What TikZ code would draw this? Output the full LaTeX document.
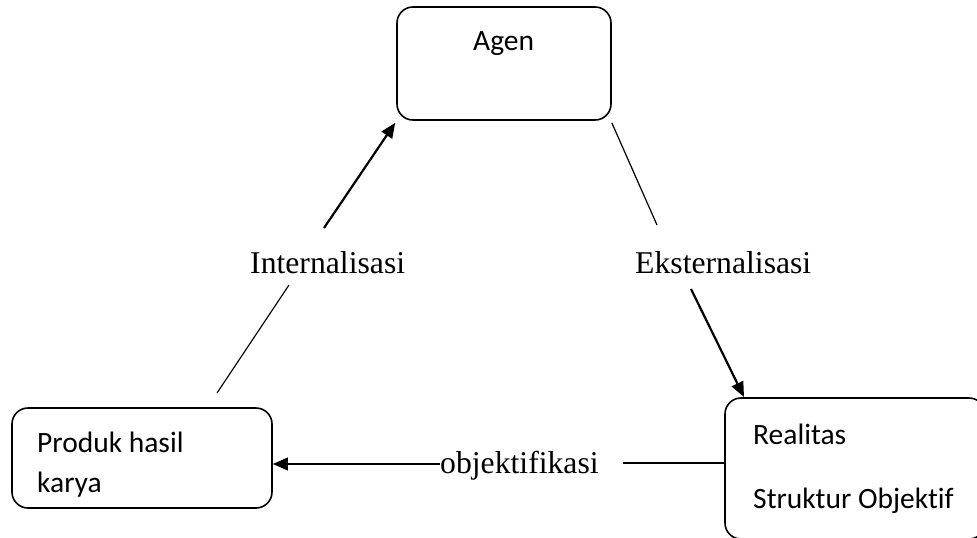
\documentclass[tikz,border=0pt]{standalone}
\usepackage{fontspec}
\setmainfont{Liberation Serif}
\newfontfamily\calfont[Ligatures=NoCommon]{Carlito}
\usetikzlibrary{arrows.meta}
\begin{document}
\begin{tikzpicture}[x=1pt,y=-1pt,
  box/.style={draw,line width=1.6pt,rounded corners=16pt,inner sep=0pt},
  boxtext/.style={font=\calfont\fontsize{29.5}{34}\selectfont,anchor=base west,inner sep=0pt},
  lbl/.style={font=\fontsize{31.7}{36}\selectfont,anchor=base west,inner sep=0pt},
  thinline/.style={line width=1.2pt},
  thickarrow/.style={line width=2.2pt,-{Triangle[length=15pt,width=12.5pt]}}]
\useasboundingbox (0,0) rectangle (977,538);
\clip (0,0) rectangle (977,538);
% boxes
\node[box,minimum width=214pt,minimum height=113pt] (agen) at (504,63.5) {};
\node[box,minimum width=260pt,minimum height=100pt] (prod) at (142,458) {};
\node[box,minimum width=260pt,minimum height=141pt] (real) at (855,468.5) {};
% box texts
\node[boxtext] (tagen) at (473,50) {Agen};
\node[boxtext] (treal1) at (753,444) {Realitas};
\node[boxtext] (treal2) at (753,508) {Struktur Objektif};
\node[boxtext] (tprod1) at (37,452) {Produk hasil};
\node[boxtext] (tprod2) at (37,492) {karya};
% labels
\node[lbl] (lint) at (250,273) {Internalisasi};
\node[lbl] (leks) at (635,273) {Eksternalisasi};
\node[lbl] (lobj) at (440,473) {objektifikasi};
% connector points
\coordinate (i1) at (217,393);
\coordinate (i2) at (289,285);
\coordinate (i3) at (324,228);
\coordinate (e2) at (657,225);
\coordinate (e3) at (691,289);
\coordinate (e4) at (744,397);
\coordinate (o1) at (440,464);
\coordinate (o2) at (623,463);
% connectors
\draw[thinline] (i1) -- (i2);
\draw[thickarrow] (i3) -- ([xshift=-1pt,yshift=-2pt]agen.south west);
\draw[thinline] ([yshift=-2pt]agen.south east) -- (e2);
\draw[thickarrow] (e3) -- (e4);
\draw[thinline] (o2) -- (o2 -| real.west);
\draw[thickarrow] (o1) -- (o1 -| prod.east);
\end{tikzpicture}
\end{document}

Aim. Reproduce the listing word for word and omit its pictures.

Exercise output.
What TikZ code would draw this? Output the full LaTeX document.
\documentclass[tikz,border=0pt]{standalone}
\usepackage{fontspec}
\setmainfont{Liberation Serif}
\newfontfamily\calfont[Ligatures=NoCommon]{Carlito}
\usetikzlibrary{arrows.meta}
\begin{document}
\begin{tikzpicture}[x=1pt,y=-1pt,
  box/.style={draw,line width=1.6pt,rounded corners=16pt,inner sep=0pt},
  boxtext/.style={font=\calfont\fontsize{29.5}{34}\selectfont,anchor=base west,inner sep=0pt},
  lbl/.style={font=\fontsize{31.7}{36}\selectfont,anchor=base west,inner sep=0pt},
  thinline/.style={line width=1.2pt},
  thickarrow/.style={line width=2.2pt,-{Triangle[length=15pt,width=12.5pt]}}]
\useasboundingbox (0,0) rectangle (977,538);
\clip (0,0) rectangle (977,538);
% boxes
\node[box,minimum width=214pt,minimum height=113pt] (agen) at (504,63.5) {};
\node[box,minimum width=260pt,minimum height=100pt] (prod) at (142,458) {};
\node[box,minimum width=260pt,minimum height=141pt] (real) at (855,468.5) {};
% box texts
\node[boxtext] (tagen) at (473,50) {Agen};
\node[boxtext] (treal1) at (753,444) {Realitas};
\node[boxtext] (treal2) at (753,508) {Struktur Objektif};
\node[boxtext] (tprod1) at (37,452) {Produk hasil};
\node[boxtext] (tprod2) at (37,492) {karya};
% labels
\node[lbl] (lint) at (250,273) {Internalisasi};
\node[lbl] (leks) at (635,273) {Eksternalisasi};
\node[lbl] (lobj) at (440,473) {objektifikasi};
% connector points
\coordinate (i1) at (217,393);
\coordinate (i2) at (289,285);
\coordinate (i3) at (324,228);
\coordinate (e2) at (657,225);
\coordinate (e3) at (691,289);
\coordinate (e4) at (744,397);
\coordinate (o1) at (440,464);
\coordinate (o2) at (623,463);
% connectors
\draw[thinline] (i1) -- (i2);
\draw[thickarrow] (i3) -- ([xshift=-1pt,yshift=-2pt]agen.south west);
\draw[thinline] ([yshift=-2pt]agen.south east) -- (e2);
\draw[thickarrow] (e3) -- (e4);
\draw[thinline] (o2) -- (o2 -| real.west);
\draw[thickarrow] (o1) -- (o1 -| prod.east);
\end{tikzpicture}
\end{document}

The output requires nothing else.